Dataset excerpts:

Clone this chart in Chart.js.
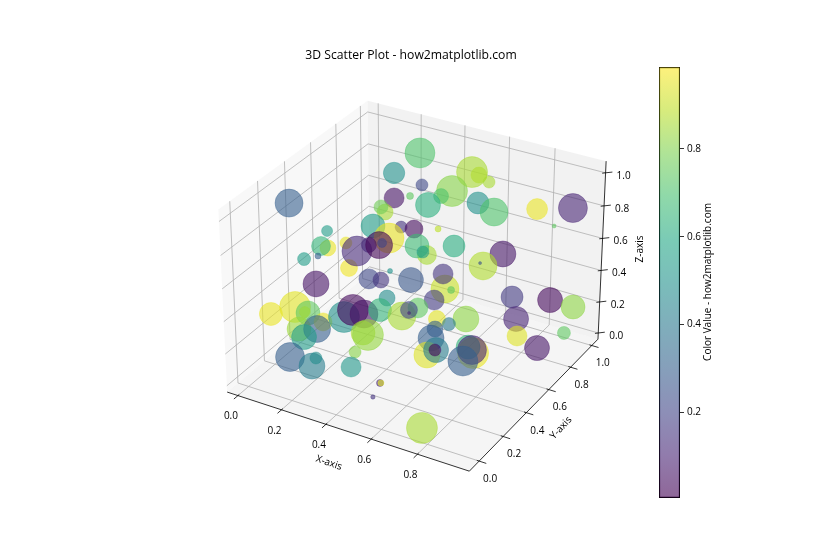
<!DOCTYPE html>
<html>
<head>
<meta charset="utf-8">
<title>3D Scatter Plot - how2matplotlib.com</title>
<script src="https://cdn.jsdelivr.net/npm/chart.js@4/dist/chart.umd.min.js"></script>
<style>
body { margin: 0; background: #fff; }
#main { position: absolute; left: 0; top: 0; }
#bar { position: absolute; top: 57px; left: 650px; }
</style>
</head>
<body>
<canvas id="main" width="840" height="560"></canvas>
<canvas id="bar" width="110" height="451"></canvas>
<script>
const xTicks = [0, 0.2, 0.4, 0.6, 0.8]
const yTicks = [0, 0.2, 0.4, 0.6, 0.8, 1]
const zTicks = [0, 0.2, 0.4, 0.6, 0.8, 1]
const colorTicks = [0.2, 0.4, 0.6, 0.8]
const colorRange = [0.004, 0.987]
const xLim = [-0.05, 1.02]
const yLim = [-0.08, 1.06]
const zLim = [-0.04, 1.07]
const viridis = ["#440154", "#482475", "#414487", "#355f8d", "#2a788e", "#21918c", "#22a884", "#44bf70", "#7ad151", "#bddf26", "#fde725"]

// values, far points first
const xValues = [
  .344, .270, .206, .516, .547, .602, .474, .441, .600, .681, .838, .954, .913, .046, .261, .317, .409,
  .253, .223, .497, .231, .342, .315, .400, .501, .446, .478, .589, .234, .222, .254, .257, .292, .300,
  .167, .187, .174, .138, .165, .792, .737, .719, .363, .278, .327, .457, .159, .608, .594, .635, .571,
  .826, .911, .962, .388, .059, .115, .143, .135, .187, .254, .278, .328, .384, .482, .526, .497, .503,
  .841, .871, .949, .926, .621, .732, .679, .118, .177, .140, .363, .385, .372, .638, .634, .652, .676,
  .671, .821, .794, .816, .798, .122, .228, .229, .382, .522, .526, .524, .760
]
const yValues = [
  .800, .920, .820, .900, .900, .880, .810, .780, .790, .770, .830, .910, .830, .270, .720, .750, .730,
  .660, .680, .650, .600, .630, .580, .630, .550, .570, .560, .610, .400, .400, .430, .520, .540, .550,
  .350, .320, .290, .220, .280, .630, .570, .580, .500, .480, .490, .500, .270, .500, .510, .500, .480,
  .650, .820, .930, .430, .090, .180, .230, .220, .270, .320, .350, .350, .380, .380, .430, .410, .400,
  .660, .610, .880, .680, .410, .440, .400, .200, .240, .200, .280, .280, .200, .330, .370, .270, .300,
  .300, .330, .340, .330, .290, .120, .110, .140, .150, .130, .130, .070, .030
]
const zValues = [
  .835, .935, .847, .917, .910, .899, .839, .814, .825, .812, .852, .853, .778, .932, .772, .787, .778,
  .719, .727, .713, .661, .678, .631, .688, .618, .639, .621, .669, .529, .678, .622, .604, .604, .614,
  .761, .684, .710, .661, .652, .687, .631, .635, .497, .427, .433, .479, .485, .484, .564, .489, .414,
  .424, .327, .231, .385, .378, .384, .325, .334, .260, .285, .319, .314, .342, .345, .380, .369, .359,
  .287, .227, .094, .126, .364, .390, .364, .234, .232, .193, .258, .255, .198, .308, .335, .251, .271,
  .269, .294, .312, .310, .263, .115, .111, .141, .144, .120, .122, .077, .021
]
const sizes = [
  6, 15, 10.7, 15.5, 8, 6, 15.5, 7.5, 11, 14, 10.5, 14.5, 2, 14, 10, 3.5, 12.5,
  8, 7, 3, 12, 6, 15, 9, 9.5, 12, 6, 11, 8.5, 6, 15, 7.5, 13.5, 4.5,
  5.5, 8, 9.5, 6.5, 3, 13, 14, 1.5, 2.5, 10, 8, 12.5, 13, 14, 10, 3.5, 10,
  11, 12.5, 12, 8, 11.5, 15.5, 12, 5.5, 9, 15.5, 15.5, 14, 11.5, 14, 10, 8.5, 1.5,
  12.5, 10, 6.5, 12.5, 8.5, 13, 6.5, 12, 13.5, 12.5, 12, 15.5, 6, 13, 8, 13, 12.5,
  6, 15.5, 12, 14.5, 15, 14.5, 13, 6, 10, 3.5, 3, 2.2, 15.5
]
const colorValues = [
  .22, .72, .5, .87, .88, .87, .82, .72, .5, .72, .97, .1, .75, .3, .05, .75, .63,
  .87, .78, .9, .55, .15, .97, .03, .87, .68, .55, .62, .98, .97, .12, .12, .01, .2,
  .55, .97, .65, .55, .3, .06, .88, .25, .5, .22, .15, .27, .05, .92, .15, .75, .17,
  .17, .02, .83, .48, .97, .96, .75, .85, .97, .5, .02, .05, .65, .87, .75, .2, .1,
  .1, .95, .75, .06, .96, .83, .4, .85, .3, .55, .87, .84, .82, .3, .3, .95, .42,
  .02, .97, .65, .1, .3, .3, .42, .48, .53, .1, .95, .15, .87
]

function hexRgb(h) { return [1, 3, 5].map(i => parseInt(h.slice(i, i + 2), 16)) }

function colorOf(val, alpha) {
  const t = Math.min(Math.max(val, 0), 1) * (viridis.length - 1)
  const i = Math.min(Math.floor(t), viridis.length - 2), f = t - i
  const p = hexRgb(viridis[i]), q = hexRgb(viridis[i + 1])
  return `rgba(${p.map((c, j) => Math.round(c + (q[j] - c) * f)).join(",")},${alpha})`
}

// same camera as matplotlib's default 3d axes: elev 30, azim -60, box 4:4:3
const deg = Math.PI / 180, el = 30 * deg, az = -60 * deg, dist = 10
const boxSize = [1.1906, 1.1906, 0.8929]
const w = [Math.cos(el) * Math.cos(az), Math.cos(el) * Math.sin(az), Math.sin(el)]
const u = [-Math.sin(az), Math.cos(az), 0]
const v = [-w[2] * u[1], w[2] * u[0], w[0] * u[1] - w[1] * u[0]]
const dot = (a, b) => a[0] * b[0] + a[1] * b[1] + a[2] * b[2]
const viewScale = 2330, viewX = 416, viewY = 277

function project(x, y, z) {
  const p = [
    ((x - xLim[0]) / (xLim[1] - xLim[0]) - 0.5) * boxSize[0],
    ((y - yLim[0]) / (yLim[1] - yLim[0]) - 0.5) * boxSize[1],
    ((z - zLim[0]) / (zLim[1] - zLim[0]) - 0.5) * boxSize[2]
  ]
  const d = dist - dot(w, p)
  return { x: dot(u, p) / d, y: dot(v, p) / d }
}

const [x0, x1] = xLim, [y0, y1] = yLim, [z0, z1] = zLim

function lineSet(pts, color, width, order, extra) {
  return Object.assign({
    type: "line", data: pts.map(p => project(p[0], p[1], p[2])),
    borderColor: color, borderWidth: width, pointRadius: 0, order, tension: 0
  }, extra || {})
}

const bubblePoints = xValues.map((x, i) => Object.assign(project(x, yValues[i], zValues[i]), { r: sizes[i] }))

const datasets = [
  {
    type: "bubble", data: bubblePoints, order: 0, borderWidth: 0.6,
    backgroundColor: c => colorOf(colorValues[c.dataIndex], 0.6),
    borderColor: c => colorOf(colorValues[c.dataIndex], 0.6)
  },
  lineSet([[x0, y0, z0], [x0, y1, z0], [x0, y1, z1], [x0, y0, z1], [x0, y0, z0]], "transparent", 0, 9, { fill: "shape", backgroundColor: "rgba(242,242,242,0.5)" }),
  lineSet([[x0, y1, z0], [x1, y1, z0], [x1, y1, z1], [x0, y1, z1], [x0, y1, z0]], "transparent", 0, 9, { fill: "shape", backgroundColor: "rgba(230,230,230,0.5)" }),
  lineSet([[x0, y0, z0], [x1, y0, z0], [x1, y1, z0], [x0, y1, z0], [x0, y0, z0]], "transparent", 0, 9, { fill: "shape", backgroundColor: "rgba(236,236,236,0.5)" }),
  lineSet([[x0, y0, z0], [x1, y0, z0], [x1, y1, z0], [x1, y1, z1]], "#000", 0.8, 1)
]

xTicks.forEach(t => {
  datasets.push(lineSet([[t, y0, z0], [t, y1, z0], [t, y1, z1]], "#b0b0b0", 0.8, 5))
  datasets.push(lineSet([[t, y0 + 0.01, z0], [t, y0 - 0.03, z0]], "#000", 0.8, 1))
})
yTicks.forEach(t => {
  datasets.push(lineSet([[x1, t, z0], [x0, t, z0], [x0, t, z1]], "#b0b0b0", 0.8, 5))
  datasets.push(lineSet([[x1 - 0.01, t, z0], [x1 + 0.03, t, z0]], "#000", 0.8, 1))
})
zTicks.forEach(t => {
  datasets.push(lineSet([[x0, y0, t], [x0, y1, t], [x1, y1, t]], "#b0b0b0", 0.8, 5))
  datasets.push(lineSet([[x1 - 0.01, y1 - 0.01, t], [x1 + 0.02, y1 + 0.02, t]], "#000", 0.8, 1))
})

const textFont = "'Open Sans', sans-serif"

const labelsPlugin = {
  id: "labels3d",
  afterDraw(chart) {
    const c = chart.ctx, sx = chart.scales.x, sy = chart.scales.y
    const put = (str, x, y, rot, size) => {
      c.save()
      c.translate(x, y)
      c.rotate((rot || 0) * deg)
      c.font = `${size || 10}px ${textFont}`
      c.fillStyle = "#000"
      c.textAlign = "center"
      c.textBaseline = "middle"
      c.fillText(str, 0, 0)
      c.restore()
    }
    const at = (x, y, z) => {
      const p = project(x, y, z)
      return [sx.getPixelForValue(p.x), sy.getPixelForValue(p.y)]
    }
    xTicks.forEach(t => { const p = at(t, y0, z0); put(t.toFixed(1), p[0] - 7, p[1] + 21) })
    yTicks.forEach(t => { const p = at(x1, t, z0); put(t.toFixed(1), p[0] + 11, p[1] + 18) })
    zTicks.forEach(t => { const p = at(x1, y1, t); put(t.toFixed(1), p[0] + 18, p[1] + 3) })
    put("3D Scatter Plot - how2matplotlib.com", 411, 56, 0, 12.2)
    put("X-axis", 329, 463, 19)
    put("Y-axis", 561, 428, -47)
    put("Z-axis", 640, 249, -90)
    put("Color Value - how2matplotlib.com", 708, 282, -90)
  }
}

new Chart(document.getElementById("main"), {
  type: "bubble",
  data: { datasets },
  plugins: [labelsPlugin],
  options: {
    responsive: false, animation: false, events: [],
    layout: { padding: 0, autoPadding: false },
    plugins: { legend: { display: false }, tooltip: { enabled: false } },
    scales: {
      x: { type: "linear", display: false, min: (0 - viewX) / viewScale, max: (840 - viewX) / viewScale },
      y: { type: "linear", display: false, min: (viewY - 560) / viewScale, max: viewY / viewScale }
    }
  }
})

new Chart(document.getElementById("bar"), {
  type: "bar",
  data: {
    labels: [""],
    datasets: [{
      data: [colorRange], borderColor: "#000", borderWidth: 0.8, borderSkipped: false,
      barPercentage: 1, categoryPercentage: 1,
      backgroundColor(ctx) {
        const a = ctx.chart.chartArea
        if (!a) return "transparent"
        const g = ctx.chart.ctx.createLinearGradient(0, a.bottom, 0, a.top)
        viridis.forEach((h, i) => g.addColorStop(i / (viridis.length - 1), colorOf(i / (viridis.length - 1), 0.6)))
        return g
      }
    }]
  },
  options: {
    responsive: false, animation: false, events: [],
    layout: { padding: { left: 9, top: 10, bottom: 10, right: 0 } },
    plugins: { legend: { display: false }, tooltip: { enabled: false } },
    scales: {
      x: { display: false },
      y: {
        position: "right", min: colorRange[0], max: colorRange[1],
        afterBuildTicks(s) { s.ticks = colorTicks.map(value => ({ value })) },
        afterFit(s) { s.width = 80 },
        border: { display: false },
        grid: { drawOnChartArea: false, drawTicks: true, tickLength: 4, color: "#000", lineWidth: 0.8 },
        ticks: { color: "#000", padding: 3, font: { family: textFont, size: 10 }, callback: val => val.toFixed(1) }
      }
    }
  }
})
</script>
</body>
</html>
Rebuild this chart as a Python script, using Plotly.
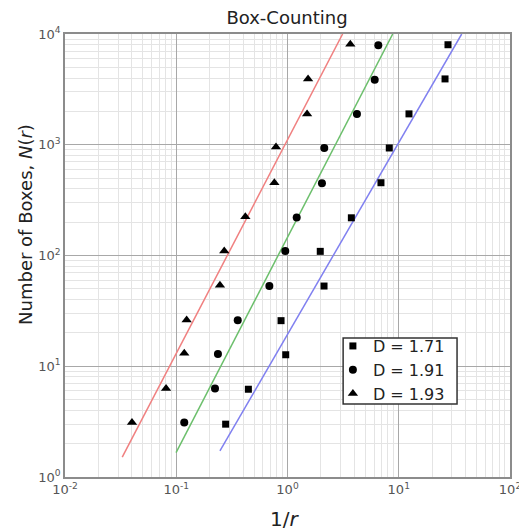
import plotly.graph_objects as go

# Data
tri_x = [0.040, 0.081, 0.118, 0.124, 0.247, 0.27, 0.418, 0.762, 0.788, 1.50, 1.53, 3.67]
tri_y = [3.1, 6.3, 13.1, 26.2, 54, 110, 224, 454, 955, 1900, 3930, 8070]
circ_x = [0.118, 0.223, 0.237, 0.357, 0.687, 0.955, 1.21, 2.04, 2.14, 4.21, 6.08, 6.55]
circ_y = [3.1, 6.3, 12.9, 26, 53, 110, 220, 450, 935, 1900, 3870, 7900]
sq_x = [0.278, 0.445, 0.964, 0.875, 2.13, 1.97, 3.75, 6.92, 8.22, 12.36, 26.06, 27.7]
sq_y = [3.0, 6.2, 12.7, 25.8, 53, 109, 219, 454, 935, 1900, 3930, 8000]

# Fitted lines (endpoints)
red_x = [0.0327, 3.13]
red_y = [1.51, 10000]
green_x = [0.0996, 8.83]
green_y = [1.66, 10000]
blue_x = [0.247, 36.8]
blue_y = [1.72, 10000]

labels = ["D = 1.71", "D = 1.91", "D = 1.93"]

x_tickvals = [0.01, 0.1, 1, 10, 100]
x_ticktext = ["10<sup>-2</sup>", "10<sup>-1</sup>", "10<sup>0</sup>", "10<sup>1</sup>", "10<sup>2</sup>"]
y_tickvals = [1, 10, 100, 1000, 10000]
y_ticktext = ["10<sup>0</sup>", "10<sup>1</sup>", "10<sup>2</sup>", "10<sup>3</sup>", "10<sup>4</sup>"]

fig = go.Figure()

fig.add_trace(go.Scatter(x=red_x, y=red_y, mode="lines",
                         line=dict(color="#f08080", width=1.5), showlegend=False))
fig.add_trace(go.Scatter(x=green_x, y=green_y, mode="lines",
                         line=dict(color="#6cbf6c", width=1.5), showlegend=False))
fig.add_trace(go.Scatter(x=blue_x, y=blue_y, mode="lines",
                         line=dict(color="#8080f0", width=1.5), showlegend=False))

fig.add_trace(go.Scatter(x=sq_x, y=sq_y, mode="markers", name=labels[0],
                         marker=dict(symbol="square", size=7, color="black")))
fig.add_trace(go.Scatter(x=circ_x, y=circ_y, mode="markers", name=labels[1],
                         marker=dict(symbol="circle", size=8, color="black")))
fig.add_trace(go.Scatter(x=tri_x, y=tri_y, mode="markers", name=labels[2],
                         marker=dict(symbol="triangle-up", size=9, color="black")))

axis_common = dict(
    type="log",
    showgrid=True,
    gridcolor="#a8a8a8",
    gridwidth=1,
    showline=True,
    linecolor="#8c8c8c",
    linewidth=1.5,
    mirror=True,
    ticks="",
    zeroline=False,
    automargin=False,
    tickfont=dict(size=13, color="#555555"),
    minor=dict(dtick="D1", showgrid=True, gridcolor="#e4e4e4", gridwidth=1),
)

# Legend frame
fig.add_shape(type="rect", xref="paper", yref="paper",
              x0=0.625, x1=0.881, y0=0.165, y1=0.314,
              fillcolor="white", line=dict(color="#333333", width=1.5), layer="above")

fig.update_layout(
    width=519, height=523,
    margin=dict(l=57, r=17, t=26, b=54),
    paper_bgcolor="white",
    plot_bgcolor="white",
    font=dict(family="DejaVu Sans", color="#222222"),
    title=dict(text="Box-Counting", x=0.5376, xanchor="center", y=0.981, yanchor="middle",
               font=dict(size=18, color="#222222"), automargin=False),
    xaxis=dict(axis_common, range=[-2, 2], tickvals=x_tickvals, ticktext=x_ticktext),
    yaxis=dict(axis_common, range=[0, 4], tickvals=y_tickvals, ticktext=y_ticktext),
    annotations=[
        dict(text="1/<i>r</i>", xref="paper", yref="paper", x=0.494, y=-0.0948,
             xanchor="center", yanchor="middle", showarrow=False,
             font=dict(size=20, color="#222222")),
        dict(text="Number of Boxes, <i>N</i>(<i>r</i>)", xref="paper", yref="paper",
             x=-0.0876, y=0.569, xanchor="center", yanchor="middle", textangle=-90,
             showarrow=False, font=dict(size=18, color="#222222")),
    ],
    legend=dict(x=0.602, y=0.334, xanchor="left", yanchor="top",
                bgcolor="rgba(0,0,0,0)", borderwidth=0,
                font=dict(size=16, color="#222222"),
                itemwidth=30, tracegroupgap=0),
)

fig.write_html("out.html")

Given problem: Look above for the line with "Rebuild this chart", then print it and each line after it down to and including the line with "fig = go.Figure()". Leave out the pictures and keep the wording exact.

Answer to this problem:
Rebuild this chart as a Python script, using Plotly.
import plotly.graph_objects as go

# Data
tri_x = [0.040, 0.081, 0.118, 0.124, 0.247, 0.27, 0.418, 0.762, 0.788, 1.50, 1.53, 3.67]
tri_y = [3.1, 6.3, 13.1, 26.2, 54, 110, 224, 454, 955, 1900, 3930, 8070]
circ_x = [0.118, 0.223, 0.237, 0.357, 0.687, 0.955, 1.21, 2.04, 2.14, 4.21, 6.08, 6.55]
circ_y = [3.1, 6.3, 12.9, 26, 53, 110, 220, 450, 935, 1900, 3870, 7900]
sq_x = [0.278, 0.445, 0.964, 0.875, 2.13, 1.97, 3.75, 6.92, 8.22, 12.36, 26.06, 27.7]
sq_y = [3.0, 6.2, 12.7, 25.8, 53, 109, 219, 454, 935, 1900, 3930, 8000]

# Fitted lines (endpoints)
red_x = [0.0327, 3.13]
red_y = [1.51, 10000]
green_x = [0.0996, 8.83]
green_y = [1.66, 10000]
blue_x = [0.247, 36.8]
blue_y = [1.72, 10000]

labels = ["D = 1.71", "D = 1.91", "D = 1.93"]

x_tickvals = [0.01, 0.1, 1, 10, 100]
x_ticktext = ["10<sup>-2</sup>", "10<sup>-1</sup>", "10<sup>0</sup>", "10<sup>1</sup>", "10<sup>2</sup>"]
y_tickvals = [1, 10, 100, 1000, 10000]
y_ticktext = ["10<sup>0</sup>", "10<sup>1</sup>", "10<sup>2</sup>", "10<sup>3</sup>", "10<sup>4</sup>"]

fig = go.Figure()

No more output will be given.